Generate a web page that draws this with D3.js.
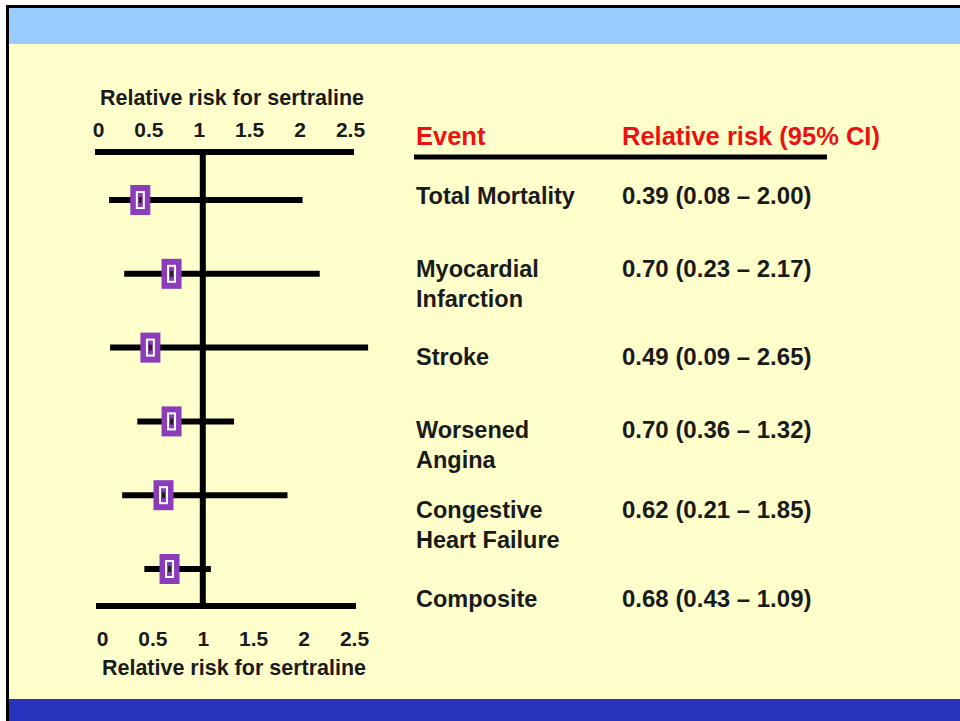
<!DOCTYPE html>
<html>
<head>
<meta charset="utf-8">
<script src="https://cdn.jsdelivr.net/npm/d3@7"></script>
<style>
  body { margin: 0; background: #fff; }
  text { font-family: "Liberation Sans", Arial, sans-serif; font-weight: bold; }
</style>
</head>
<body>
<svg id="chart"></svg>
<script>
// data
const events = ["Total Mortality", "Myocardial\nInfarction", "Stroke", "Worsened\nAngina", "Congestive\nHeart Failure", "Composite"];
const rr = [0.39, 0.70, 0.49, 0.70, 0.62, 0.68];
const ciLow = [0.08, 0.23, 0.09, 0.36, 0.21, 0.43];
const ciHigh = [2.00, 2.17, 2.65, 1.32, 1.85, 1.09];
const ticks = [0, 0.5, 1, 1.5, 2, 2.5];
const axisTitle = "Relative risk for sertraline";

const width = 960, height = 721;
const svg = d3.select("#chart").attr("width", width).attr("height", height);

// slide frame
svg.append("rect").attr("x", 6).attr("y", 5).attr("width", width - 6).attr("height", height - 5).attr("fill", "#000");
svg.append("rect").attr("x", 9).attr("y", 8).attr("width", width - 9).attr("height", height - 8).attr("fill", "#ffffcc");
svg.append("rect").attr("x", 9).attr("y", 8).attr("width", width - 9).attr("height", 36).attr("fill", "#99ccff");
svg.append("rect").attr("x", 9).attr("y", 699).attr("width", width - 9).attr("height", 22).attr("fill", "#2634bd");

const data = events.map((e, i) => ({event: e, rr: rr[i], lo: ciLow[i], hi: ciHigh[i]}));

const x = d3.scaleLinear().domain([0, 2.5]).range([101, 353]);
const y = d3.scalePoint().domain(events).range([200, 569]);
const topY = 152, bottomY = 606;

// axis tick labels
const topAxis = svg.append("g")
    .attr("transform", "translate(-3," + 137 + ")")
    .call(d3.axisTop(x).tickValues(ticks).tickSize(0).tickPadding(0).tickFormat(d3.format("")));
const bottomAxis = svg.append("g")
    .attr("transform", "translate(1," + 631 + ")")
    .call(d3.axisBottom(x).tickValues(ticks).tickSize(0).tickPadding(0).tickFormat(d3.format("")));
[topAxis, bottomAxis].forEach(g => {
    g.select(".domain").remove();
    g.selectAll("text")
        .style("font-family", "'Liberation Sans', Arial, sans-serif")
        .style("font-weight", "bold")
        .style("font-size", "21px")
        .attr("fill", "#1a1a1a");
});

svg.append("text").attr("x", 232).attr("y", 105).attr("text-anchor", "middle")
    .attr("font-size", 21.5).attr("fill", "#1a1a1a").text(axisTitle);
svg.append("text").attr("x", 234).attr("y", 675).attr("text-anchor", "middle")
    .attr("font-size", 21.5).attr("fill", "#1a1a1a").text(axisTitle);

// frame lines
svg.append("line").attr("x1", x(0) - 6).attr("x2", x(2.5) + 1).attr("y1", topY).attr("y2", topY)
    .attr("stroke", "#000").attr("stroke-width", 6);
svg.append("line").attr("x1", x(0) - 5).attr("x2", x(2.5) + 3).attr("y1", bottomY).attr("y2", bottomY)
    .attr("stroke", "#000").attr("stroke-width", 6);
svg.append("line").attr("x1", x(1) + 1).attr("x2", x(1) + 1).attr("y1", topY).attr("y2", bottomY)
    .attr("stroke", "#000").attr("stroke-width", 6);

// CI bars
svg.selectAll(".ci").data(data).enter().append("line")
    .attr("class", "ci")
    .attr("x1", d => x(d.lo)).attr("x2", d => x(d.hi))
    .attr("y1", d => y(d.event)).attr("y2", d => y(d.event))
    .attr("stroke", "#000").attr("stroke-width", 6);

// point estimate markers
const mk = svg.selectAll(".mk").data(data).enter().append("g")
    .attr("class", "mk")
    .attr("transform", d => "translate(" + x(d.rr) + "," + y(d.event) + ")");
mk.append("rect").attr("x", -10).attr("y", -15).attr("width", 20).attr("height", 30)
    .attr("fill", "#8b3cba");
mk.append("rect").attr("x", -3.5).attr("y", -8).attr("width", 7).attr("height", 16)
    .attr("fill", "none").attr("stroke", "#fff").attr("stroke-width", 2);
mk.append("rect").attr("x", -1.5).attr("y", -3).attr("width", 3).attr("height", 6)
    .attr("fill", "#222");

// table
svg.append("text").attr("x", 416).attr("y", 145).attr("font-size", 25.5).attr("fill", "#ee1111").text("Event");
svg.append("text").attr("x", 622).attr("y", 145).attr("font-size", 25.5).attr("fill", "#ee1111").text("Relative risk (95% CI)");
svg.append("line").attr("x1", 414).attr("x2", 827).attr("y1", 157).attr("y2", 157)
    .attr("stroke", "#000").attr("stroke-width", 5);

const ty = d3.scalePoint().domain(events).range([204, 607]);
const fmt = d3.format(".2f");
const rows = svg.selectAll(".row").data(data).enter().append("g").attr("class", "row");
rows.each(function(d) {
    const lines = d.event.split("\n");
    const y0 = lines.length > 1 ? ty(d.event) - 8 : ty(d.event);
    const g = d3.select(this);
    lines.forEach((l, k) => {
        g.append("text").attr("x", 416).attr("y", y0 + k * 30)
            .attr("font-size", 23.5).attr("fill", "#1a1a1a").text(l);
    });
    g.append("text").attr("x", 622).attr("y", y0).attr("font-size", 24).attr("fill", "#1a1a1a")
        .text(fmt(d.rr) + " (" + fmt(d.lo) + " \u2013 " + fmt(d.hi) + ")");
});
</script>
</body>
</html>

•••••

§ **EXERCISE BRIEF**:
Copy the data character for character, but drop all pictures from the copy.

§ **OUTPUT FOR THIS EXERCISE**:
Generate a web page that draws this with D3.js.
<!DOCTYPE html>
<html>
<head>
<meta charset="utf-8">
<script src="https://cdn.jsdelivr.net/npm/d3@7"></script>
<style>
  body { margin: 0; background: #fff; }
  text { font-family: "Liberation Sans", Arial, sans-serif; font-weight: bold; }
</style>
</head>
<body>
<svg id="chart"></svg>
<script>
// data
const events = ["Total Mortality", "Myocardial\nInfarction", "Stroke", "Worsened\nAngina", "Congestive\nHeart Failure", "Composite"];
const rr = [0.39, 0.70, 0.49, 0.70, 0.62, 0.68];
const ciLow = [0.08, 0.23, 0.09, 0.36, 0.21, 0.43];
const ciHigh = [2.00, 2.17, 2.65, 1.32, 1.85, 1.09];
const ticks = [0, 0.5, 1, 1.5, 2, 2.5];
const axisTitle = "Relative risk for sertraline";

const width = 960, height = 721;
const svg = d3.select("#chart").attr("width", width).attr("height", height);

// slide frame
svg.append("rect").attr("x", 6).attr("y", 5).attr("width", width - 6).attr("height", height - 5).attr("fill", "#000");
svg.append("rect").attr("x", 9).attr("y", 8).attr("width", width - 9).attr("height", height - 8).attr("fill", "#ffffcc");
svg.append("rect").attr("x", 9).attr("y", 8).attr("width", width - 9).attr("height", 36).attr("fill", "#99ccff");
svg.append("rect").attr("x", 9).attr("y", 699).attr("width", width - 9).attr("height", 22).attr("fill", "#2634bd");

const data = events.map((e, i) => ({event: e, rr: rr[i], lo: ciLow[i], hi: ciHigh[i]}));

const x = d3.scaleLinear().domain([0, 2.5]).range([101, 353]);
const y = d3.scalePoint().domain(events).range([200, 569]);
const topY = 152, bottomY = 606;

// axis tick labels
const topAxis = svg.append("g")
    .attr("transform", "translate(-3," + 137 + ")")
    .call(d3.axisTop(x).tickValues(ticks).tickSize(0).tickPadding(0).tickFormat(d3.format("")));
const bottomAxis = svg.append("g")
    .attr("transform", "translate(1," + 631 + ")")
    .call(d3.axisBottom(x).tickValues(ticks).tickSize(0).tickPadding(0).tickFormat(d3.format("")));
[topAxis, bottomAxis].forEach(g => {
    g.select(".domain").remove();
    g.selectAll("text")
        .style("font-family", "'Liberation Sans', Arial, sans-serif")
        .style("font-weight", "bold")
        .style("font-size", "21px")
        .attr("fill", "#1a1a1a");
});

svg.append("text").attr("x", 232).attr("y", 105).attr("text-anchor", "middle")
    .attr("font-size", 21.5).attr("fill", "#1a1a1a").text(axisTitle);
svg.append("text").attr("x", 234).attr("y", 675).attr("text-anchor", "middle")
    .attr("font-size", 21.5).attr("fill", "#1a1a1a").text(axisTitle);

// frame lines
svg.append("line").attr("x1", x(0) - 6).attr("x2", x(2.5) + 1).attr("y1", topY).attr("y2", topY)
    .attr("stroke", "#000").attr("stroke-width", 6);
svg.append("line").attr("x1", x(0) - 5).attr("x2", x(2.5) + 3).attr("y1", bottomY).attr("y2", bottomY)
    .attr("stroke", "#000").attr("stroke-width", 6);
svg.append("line").attr("x1", x(1) + 1).attr("x2", x(1) + 1).attr("y1", topY).attr("y2", bottomY)
    .attr("stroke", "#000").attr("stroke-width", 6);

// CI bars
svg.selectAll(".ci").data(data).enter().append("line")
    .attr("class", "ci")
    .attr("x1", d => x(d.lo)).attr("x2", d => x(d.hi))
    .attr("y1", d => y(d.event)).attr("y2", d => y(d.event))
    .attr("stroke", "#000").attr("stroke-width", 6);

// point estimate markers
const mk = svg.selectAll(".mk").data(data).enter().append("g")
    .attr("class", "mk")
    .attr("transform", d => "translate(" + x(d.rr) + "," + y(d.event) + ")");
mk.append("rect").attr("x", -10).attr("y", -15).attr("width", 20).attr("height", 30)
    .attr("fill", "#8b3cba");
mk.append("rect").attr("x", -3.5).attr("y", -8).attr("width", 7).attr("height", 16)
    .attr("fill", "none").attr("stroke", "#fff").attr("stroke-width", 2);
mk.append("rect").attr("x", -1.5).attr("y", -3).attr("width", 3).attr("height", 6)
    .attr("fill", "#222");

// table
svg.append("text").attr("x", 416).attr("y", 145).attr("font-size", 25.5).attr("fill", "#ee1111").text("Event");
svg.append("text").attr("x", 622).attr("y", 145).attr("font-size", 25.5).attr("fill", "#ee1111").text("Relative risk (95% CI)");
svg.append("line").attr("x1", 414).attr("x2", 827).attr("y1", 157).attr("y2", 157)
    .attr("stroke", "#000").attr("stroke-width", 5);

const ty = d3.scalePoint().domain(events).range([204, 607]);
const fmt = d3.format(".2f");
const rows = svg.selectAll(".row").data(data).enter().append("g").attr("class", "row");
rows.each(function(d) {
    const lines = d.event.split("\n");
    const y0 = lines.length > 1 ? ty(d.event) - 8 : ty(d.event);
    const g = d3.select(this);
    lines.forEach((l, k) => {
        g.append("text").attr("x", 416).attr("y", y0 + k * 30)
            .attr("font-size", 23.5).attr("fill", "#1a1a1a").text(l);
    });
    g.append("text").attr("x", 622).attr("y", y0).attr("font-size", 24).attr("fill", "#1a1a1a")
        .text(fmt(d.rr) + " (" + fmt(d.lo) + " \u2013 " + fmt(d.hi) + ")");
});
</script>
</body>
</html>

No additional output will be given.